Известный режиссер Калик[154], который теперь уехал, снимал фильм, он назывался «Любить». Там, в промежутках между сценами, шли диалоги, снятые прямо на улицах и в домах: что думают о любви разные люди. Были засняты молодые люди на танцплощадке, журналисты за водкой, профессора, студенты, рабочие у станка. И Калику пришло в голову снять священника. Бригада — «ух» явилась ко мне в церковь (это было как раз в то время, когда мы встречались с «Костей»), и говорят: «Так и так, мы снимаем; но мы сделаем исключение: мы всех снимаем скрытой камерой, а вы будете видеть камеру, магнитофон и будете говорить». «Конечно, — сказал я, — с удовольствием вам скажу все, что нужно, но, разумеется, не надейтесь, что эти кадры пройдут». А сам подумал: «Пускай орлы послушают что–нибудь». Так и договорились.
Они пришли через несколько дней, провели эти бесконечные провода, опутали ими весь наш огромный храм, раскокали там лампу. Сорок пять минут я им докладывал и отвечал на их вопросы. Они уже, конечно, про любовь забыли и спрашивали обо всем на свете. Я это знал и воспользовался — и не зря, потому что все это было отснято и много раз пускалось на студии Горького крупным планом.

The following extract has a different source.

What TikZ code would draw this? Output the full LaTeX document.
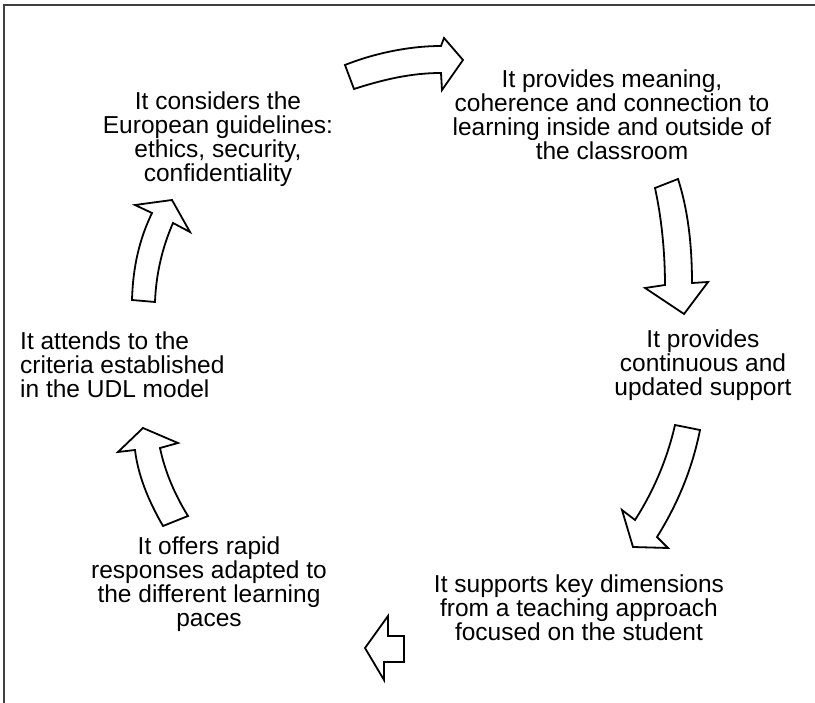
\documentclass[tikz,border=0pt]{standalone}
\usepackage{fontspec}
\setmainfont{Liberation Sans}
\begin{document}
\begin{tikzpicture}[x=1pt,y=-1pt,
  lbl/.style={inner sep=0pt,align=center,font=\fontsize{24.5}{24}\selectfont},
  blockarrow/.style={draw=black,fill=white,line width=1.8pt,line join=miter}]
\useasboundingbox (0,0) rectangle (815,703);
\draw[line width=1.6pt,black!75] (4,703) -- (4,5) -- (815,5);

\node[lbl] (guide) at (218,139) {It considers the\\European guidelines:\\ethics, security,\\confidentiality};
\node[lbl] (mean) at (612,115) {It provides meaning,\\coherence and connection to\\learning inside and outside of\\the classroom};
\node[lbl] (supp) at (703,365) {It provides\\continuous and\\updated support};
\node[lbl] (dims) at (579,608) {It supports key dimensions\\from a teaching approach\\focused on the student};
\node[lbl] (rapid) at (209,584) {It offers rapid\\responses adapted to\\the different learning\\paces};
\node[lbl,align=left,anchor=west] (udl) at (20,365) {It attends to the\\criteria established\\in the UDL model};

% arrow A (top, to the right)
\draw[blockarrow] (345,65) .. controls (375,53) and (410,46) .. (441,46) -- (444,38) -- (463,60) -- (442,90) -- (441,73) .. controls (410,73) and (382,80) .. (354,89) -- cycle;
% arrow B (right upper, down)
\draw[blockarrow] (655,188) .. controls (662,220) and (665,255) .. (665,285) -- (645,288) -- (684,314) -- (708,282) -- (692,283) .. controls (692,245) and (688,210) .. (678,179) -- cycle;
% arrow C (right lower, down-left)
\draw[blockarrow] (675,425) .. controls (667,460) and (653,492) .. (635,520) -- (622,510) -- (633,547) -- (668,548) -- (657,537) .. controls (677,505) and (692,470) .. (700,430) -- cycle;
% arrow D (bottom, left)
\draw[blockarrow] (365,648) -- (388,616) -- (388,636) -- (404,636) -- (404,662) -- (384,662) -- (384,680) -- cycle;
% arrow E (left lower, up)
\draw[blockarrow] (163,526) .. controls (148,500) and (138,475) .. (135,450) -- (118,452) -- (143,428) -- (178,443) -- (160,448) .. controls (165,472) and (175,495) .. (188,516) -- cycle;
% arrow F (left upper, up)
\draw[blockarrow] (132,300) .. controls (133,265) and (140,238) .. (152,213) -- (135,205) -- (172,200) -- (190,232) -- (173,223) .. controls (162,248) and (156,275) .. (155,302) -- cycle;
\end{tikzpicture}
\end{document}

Я потом был приглашен на студию Горького и посмотрел: мне было интересно, как это у меня получалось, я заметил все дефекты речи. Куски были врезаны в фильм, все было нормально. А потом Калику сказали: «У тебя поп получился лучше всех, и поэтому надо его вырезать». Впрочем, фильм этот так до широкого экрана, по–моему, и не дошел, но его пускали узким экраном. Этот фильм, в частности, показывали на работе у моего брата. Калик сам выступал перед началом и сказал: «В Москве есть семь священников–бунтарей (где–то он набрал это священное число, какая–то чушь), я взял одного из них (почему я бунтарь, тоже непонятно) — и вот, он, в частности, тут говорит».

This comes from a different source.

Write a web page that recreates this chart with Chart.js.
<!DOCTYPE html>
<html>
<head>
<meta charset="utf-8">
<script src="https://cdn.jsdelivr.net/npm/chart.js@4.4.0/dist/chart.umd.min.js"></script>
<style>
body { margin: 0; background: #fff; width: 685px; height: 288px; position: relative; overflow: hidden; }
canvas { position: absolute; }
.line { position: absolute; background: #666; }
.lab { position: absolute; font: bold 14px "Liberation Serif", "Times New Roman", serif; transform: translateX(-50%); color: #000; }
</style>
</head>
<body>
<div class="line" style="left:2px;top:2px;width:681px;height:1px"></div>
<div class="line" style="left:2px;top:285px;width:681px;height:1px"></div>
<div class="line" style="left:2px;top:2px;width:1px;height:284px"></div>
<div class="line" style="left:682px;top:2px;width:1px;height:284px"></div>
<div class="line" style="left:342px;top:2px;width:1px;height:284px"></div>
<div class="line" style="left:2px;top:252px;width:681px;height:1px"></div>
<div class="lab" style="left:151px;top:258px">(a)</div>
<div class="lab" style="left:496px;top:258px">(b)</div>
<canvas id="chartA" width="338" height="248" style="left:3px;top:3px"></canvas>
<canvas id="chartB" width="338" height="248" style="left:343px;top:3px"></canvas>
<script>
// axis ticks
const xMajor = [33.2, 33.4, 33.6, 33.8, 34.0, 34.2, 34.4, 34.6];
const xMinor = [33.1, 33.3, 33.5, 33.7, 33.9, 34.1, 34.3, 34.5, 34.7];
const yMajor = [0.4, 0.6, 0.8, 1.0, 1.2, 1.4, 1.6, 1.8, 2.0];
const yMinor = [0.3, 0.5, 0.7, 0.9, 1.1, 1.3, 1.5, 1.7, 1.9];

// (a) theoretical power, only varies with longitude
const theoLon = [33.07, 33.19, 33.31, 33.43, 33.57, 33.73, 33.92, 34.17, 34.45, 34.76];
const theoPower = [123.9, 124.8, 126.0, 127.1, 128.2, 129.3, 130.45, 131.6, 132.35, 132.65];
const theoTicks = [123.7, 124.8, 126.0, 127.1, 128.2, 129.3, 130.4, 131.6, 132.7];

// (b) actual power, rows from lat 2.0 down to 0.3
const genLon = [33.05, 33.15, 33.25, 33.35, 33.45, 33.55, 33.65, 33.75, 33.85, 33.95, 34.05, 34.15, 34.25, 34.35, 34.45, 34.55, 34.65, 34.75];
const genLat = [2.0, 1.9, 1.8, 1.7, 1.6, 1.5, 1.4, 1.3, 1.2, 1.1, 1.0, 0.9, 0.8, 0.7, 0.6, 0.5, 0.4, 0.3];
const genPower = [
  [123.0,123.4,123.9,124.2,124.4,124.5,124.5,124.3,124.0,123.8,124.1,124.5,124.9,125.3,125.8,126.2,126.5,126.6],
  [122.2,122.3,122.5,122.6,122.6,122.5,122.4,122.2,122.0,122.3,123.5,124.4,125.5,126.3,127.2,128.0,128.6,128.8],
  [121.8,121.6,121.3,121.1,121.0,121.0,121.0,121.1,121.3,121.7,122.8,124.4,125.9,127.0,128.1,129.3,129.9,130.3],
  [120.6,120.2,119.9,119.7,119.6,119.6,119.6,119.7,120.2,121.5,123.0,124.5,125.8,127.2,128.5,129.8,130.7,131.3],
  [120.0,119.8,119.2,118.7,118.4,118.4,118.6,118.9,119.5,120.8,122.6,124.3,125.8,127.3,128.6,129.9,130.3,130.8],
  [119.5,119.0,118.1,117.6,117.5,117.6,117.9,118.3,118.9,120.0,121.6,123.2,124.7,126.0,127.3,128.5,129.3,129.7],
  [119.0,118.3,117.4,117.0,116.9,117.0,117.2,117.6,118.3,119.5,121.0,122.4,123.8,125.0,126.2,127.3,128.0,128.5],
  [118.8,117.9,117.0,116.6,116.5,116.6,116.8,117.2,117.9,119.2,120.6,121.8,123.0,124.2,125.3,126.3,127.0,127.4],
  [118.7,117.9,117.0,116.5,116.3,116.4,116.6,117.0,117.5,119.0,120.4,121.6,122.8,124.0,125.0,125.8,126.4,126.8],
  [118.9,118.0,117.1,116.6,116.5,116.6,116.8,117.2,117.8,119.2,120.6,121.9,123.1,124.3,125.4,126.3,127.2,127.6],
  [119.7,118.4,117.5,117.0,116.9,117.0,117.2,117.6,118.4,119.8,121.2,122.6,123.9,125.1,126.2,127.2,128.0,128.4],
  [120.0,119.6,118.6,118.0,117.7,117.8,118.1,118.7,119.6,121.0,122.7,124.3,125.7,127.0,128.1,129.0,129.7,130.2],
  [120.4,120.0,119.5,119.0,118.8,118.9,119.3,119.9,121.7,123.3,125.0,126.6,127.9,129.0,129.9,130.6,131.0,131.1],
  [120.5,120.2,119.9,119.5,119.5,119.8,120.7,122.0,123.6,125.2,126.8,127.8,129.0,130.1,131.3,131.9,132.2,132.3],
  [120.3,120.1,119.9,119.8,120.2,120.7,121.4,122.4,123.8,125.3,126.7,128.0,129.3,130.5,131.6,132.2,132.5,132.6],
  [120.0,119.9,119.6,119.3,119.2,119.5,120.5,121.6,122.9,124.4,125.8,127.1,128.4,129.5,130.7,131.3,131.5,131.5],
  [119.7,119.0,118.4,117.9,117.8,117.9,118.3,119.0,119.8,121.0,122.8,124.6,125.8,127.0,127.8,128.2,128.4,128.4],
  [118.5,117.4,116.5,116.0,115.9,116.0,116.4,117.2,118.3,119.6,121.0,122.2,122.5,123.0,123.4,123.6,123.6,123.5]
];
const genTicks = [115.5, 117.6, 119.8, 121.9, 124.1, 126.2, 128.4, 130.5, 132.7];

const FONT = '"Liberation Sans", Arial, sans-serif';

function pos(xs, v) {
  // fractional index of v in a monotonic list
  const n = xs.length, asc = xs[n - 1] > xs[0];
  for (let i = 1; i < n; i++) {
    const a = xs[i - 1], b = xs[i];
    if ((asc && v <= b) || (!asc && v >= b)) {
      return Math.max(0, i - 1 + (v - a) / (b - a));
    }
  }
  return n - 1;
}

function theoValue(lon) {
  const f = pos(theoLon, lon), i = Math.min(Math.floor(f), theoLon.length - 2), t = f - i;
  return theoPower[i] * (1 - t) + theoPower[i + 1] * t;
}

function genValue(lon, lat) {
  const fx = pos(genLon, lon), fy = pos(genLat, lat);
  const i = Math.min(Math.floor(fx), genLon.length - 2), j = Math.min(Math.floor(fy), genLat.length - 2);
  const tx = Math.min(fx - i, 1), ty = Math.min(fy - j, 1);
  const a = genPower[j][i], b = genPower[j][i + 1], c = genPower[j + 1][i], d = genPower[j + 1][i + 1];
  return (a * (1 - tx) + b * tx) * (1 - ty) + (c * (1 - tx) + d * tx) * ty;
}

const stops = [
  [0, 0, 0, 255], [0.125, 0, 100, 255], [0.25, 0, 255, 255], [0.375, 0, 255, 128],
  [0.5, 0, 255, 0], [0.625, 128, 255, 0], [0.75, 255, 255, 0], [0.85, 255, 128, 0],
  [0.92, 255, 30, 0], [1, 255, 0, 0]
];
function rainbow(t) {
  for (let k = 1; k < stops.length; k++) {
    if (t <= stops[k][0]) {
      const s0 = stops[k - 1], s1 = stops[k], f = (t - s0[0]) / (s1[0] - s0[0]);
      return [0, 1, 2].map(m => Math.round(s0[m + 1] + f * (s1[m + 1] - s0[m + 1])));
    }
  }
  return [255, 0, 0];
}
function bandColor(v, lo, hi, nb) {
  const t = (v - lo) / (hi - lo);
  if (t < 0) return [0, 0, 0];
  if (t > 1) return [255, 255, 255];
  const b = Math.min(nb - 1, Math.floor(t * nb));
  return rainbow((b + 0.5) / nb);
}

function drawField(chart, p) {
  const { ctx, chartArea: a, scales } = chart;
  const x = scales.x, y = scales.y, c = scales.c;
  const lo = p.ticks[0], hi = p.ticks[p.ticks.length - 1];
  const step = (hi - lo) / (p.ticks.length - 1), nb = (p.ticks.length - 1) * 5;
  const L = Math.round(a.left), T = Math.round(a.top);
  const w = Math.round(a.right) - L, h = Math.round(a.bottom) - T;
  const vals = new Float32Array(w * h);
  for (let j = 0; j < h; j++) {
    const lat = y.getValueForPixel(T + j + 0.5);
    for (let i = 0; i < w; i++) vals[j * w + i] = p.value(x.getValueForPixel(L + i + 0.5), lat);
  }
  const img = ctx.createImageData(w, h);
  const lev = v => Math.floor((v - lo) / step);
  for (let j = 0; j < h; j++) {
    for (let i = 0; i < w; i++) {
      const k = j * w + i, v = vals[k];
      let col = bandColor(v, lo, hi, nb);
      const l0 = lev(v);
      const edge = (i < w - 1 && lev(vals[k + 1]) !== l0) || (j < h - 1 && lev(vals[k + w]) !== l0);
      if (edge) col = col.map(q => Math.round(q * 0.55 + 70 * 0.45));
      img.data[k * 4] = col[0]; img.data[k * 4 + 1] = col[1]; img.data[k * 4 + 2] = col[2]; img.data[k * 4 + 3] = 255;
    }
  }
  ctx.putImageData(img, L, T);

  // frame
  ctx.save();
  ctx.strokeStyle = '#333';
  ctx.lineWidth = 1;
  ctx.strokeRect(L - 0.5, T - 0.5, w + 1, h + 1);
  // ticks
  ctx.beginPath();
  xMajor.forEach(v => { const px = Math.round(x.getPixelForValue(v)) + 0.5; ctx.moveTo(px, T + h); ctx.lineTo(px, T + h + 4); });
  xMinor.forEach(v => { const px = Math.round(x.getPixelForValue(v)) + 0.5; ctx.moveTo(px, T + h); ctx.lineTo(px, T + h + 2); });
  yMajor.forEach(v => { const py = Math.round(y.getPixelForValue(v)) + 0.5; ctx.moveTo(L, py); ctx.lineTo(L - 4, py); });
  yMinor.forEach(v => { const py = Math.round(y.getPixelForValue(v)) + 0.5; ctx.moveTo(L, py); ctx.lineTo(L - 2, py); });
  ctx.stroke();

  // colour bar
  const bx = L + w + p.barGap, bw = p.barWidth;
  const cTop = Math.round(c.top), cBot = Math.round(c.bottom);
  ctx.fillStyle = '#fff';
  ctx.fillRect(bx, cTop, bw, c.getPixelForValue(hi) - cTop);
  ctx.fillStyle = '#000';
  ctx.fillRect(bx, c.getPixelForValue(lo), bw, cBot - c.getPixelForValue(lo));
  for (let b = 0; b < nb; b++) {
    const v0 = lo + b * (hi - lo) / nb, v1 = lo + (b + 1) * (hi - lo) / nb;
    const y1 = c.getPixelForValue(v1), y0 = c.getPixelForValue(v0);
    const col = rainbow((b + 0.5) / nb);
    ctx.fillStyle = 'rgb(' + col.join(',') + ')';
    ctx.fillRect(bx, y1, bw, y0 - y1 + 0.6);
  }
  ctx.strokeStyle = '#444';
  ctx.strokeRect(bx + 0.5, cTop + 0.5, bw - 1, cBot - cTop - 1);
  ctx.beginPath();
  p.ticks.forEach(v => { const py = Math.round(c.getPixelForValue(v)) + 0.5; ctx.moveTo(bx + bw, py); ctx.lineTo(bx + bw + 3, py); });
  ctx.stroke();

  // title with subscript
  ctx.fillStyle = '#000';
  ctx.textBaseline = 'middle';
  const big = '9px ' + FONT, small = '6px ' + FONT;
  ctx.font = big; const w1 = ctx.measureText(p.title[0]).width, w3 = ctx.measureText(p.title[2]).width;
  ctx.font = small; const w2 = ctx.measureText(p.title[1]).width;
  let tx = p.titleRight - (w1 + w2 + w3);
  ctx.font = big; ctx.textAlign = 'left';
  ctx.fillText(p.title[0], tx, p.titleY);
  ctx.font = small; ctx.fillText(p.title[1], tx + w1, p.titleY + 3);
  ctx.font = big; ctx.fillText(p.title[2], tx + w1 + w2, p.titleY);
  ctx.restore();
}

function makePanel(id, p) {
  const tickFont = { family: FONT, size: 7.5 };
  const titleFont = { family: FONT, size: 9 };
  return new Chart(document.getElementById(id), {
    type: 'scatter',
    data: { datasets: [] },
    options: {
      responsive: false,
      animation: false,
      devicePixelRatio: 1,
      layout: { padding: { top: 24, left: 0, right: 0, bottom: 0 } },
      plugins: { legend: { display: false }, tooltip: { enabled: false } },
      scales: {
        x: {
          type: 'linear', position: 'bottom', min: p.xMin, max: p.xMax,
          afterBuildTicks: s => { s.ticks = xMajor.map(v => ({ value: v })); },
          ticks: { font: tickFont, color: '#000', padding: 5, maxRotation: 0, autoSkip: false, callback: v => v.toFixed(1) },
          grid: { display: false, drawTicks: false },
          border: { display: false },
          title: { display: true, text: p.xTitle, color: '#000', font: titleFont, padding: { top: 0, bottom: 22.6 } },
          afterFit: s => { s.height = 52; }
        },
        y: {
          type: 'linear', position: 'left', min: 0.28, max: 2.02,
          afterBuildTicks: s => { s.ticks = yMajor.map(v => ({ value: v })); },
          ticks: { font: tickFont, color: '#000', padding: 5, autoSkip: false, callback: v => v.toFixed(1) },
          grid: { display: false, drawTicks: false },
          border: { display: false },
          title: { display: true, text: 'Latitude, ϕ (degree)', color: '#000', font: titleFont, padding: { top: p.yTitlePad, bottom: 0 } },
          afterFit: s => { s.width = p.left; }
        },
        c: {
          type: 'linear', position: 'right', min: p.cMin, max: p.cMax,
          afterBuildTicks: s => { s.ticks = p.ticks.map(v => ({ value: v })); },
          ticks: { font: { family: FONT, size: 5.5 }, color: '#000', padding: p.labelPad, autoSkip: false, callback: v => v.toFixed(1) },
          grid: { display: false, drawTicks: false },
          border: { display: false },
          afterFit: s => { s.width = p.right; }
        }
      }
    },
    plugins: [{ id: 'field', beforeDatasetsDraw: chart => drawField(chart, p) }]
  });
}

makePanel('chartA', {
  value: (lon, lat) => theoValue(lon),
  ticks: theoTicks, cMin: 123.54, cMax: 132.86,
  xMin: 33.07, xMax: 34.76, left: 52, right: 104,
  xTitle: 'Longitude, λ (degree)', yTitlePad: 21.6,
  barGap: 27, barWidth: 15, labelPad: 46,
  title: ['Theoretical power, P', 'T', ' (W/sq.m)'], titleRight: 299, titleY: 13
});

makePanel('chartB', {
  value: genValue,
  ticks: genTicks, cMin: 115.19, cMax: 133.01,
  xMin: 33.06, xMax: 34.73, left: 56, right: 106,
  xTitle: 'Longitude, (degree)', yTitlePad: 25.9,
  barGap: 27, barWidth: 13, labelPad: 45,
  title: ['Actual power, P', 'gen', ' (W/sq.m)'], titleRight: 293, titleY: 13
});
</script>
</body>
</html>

Спрашивали меня не только о любви. Я сказал: «Никаких вопросов заранее, все сразу, с ходу, чтобы не было ничего надуманного, придуманного мною, а прямо так». В частности, они меня спрашивали: «Почему сейчас упадок нравов?» Я говорю: «А вы считаете, что раньше было лучше? Я до революции не жил, поэтому не знаю. Но если вы считаете, что раньше было лучше, то я вам отвечу: если это так, то, с моей точки зрения, это духовный упадок» — и дальше объяснил, в чем он заключается. Вообще, они мне задавали всякие вопросы, и даже провокационные, но видно, что без всякого злого умысла, а просто им очень хотелось узнать. Я на все это отвечал.